Code that draws figures
####
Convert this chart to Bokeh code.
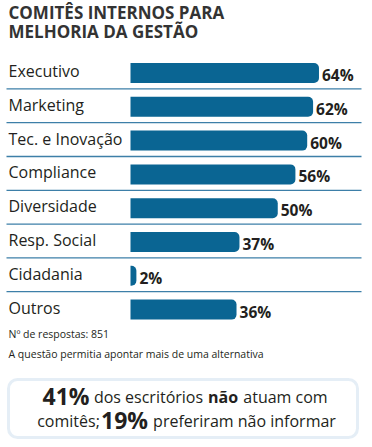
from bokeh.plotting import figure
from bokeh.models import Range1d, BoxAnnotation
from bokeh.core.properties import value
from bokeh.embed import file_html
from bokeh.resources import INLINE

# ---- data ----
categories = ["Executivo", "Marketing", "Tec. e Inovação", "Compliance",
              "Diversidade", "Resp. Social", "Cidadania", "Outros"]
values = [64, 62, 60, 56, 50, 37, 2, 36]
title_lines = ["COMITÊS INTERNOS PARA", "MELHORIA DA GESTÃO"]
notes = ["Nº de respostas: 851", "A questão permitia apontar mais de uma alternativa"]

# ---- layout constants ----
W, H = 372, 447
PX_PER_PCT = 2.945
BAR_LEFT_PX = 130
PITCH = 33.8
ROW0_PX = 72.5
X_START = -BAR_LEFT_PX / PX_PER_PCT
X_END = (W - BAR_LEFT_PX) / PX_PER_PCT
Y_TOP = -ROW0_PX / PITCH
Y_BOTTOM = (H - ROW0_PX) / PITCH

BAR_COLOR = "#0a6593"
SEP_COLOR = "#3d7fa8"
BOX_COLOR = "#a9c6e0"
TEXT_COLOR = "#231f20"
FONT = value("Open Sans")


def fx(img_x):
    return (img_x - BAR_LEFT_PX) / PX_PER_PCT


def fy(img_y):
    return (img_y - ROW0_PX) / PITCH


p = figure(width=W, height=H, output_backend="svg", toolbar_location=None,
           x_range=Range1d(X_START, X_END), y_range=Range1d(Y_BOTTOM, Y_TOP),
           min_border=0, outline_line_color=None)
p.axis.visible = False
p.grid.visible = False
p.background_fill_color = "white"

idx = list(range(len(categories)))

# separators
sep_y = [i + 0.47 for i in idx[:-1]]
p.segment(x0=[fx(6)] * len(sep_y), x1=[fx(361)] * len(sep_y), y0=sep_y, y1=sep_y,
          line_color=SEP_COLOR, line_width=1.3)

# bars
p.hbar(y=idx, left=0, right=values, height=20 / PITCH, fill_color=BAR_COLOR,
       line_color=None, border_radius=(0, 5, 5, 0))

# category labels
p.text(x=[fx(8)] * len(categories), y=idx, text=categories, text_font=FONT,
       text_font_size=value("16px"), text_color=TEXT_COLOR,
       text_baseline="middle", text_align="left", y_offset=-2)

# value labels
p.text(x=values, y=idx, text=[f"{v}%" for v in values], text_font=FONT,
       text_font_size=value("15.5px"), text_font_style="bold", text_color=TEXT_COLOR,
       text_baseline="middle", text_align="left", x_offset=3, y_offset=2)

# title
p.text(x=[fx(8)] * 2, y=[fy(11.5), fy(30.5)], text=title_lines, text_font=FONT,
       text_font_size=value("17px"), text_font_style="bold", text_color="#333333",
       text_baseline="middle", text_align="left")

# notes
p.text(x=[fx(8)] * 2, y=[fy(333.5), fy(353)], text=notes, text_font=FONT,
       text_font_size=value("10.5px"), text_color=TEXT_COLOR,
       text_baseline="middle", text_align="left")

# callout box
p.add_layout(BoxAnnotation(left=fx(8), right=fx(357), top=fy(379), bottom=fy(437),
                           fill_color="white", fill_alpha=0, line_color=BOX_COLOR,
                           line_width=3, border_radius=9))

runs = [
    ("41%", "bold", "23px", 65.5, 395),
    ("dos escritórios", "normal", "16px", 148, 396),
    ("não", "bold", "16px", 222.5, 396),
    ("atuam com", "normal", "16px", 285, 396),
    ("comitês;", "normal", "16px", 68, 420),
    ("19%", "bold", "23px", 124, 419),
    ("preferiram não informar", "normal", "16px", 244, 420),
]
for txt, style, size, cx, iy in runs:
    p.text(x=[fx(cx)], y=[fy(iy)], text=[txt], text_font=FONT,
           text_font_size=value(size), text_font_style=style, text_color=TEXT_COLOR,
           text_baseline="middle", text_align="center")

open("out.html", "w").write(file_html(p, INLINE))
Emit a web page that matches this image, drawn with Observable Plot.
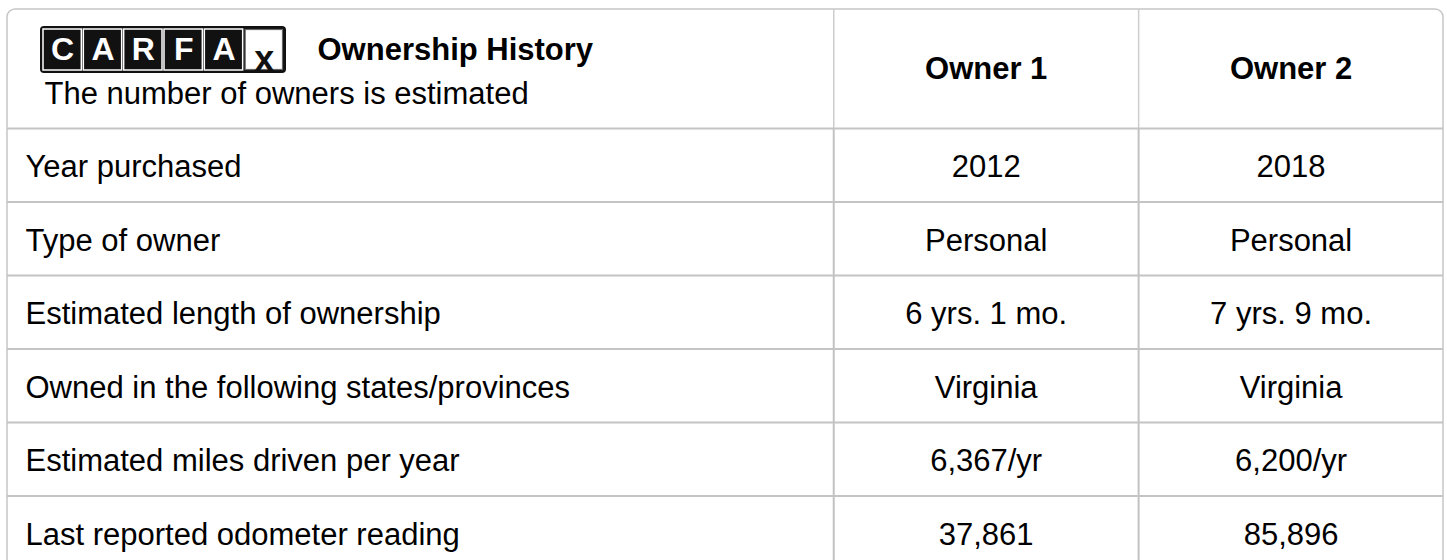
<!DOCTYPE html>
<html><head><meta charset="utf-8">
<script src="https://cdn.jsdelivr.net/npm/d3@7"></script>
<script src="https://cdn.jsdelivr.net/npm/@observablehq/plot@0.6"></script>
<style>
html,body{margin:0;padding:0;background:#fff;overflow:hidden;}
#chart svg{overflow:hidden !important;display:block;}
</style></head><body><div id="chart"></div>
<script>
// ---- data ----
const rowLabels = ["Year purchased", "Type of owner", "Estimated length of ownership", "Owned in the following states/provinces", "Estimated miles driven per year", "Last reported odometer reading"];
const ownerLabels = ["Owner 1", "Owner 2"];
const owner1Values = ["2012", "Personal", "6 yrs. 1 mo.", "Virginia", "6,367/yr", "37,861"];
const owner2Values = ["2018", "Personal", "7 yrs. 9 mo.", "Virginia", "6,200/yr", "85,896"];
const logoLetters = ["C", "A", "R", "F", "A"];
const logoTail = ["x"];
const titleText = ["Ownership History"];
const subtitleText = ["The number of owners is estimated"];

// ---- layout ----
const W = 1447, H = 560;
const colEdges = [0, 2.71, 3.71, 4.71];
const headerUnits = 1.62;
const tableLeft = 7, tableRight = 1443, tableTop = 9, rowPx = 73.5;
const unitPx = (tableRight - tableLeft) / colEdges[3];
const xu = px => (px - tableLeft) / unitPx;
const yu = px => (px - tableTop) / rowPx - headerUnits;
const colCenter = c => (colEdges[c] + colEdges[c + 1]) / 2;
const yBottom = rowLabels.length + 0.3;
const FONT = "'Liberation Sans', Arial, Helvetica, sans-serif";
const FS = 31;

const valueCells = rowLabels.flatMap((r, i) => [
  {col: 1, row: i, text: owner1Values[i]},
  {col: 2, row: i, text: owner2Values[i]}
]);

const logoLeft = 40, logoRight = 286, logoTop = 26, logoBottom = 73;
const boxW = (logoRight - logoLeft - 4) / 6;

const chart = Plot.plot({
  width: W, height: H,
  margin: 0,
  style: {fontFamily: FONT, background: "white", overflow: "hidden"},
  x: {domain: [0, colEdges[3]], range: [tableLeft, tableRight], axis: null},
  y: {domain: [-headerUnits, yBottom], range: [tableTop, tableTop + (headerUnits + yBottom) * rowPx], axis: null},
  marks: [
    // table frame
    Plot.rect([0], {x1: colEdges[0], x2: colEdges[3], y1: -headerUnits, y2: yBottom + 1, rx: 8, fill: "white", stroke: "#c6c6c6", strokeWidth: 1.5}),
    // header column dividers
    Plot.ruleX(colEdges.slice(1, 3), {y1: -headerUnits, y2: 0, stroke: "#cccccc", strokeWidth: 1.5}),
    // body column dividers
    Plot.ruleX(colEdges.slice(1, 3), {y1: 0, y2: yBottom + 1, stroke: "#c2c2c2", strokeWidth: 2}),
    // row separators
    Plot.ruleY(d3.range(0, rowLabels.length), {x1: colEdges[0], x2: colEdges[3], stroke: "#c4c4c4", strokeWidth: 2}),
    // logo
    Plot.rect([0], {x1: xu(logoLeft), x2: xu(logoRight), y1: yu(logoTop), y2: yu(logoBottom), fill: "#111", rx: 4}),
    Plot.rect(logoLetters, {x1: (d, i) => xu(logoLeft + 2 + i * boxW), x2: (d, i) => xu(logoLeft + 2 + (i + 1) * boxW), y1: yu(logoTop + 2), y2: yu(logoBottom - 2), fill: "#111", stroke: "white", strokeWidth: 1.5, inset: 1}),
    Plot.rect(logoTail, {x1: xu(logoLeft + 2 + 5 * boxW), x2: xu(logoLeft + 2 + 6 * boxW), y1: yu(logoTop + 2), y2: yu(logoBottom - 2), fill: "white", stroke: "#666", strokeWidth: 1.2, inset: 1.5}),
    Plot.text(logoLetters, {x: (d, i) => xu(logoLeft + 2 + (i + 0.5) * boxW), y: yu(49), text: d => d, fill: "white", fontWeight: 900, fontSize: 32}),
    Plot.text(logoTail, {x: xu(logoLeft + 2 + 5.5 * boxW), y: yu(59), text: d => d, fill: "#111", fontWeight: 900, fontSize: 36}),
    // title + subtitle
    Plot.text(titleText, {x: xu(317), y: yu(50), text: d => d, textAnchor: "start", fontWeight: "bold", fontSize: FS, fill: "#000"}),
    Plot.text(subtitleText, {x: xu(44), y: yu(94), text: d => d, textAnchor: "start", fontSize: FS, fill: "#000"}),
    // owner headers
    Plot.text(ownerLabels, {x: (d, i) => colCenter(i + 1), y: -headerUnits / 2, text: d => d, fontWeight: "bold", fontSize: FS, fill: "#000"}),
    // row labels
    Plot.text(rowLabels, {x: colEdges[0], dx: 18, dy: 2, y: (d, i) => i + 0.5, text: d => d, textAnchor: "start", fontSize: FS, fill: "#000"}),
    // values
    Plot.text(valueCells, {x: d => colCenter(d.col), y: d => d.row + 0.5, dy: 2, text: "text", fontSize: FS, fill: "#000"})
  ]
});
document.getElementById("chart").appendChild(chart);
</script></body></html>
####
WHAT YOU HAVE TO DO: Pictures excluded, repeat the records exactly from their opening line through the line containing "questão permitia apontar".

COMPLETE OUTPUT:
Convert this chart to Bokeh code.
from bokeh.plotting import figure
from bokeh.models import Range1d, BoxAnnotation
from bokeh.core.properties import value
from bokeh.embed import file_html
from bokeh.resources import INLINE

# ---- data ----
categories = ["Executivo", "Marketing", "Tec. e Inovação", "Compliance",
              "Diversidade", "Resp. Social", "Cidadania", "Outros"]
values = [64, 62, 60, 56, 50, 37, 2, 36]
title_lines = ["COMITÊS INTERNOS PARA", "MELHORIA DA GESTÃO"]
notes = ["Nº de respostas: 851", "A questão permitia apontar mais de uma alternativa"]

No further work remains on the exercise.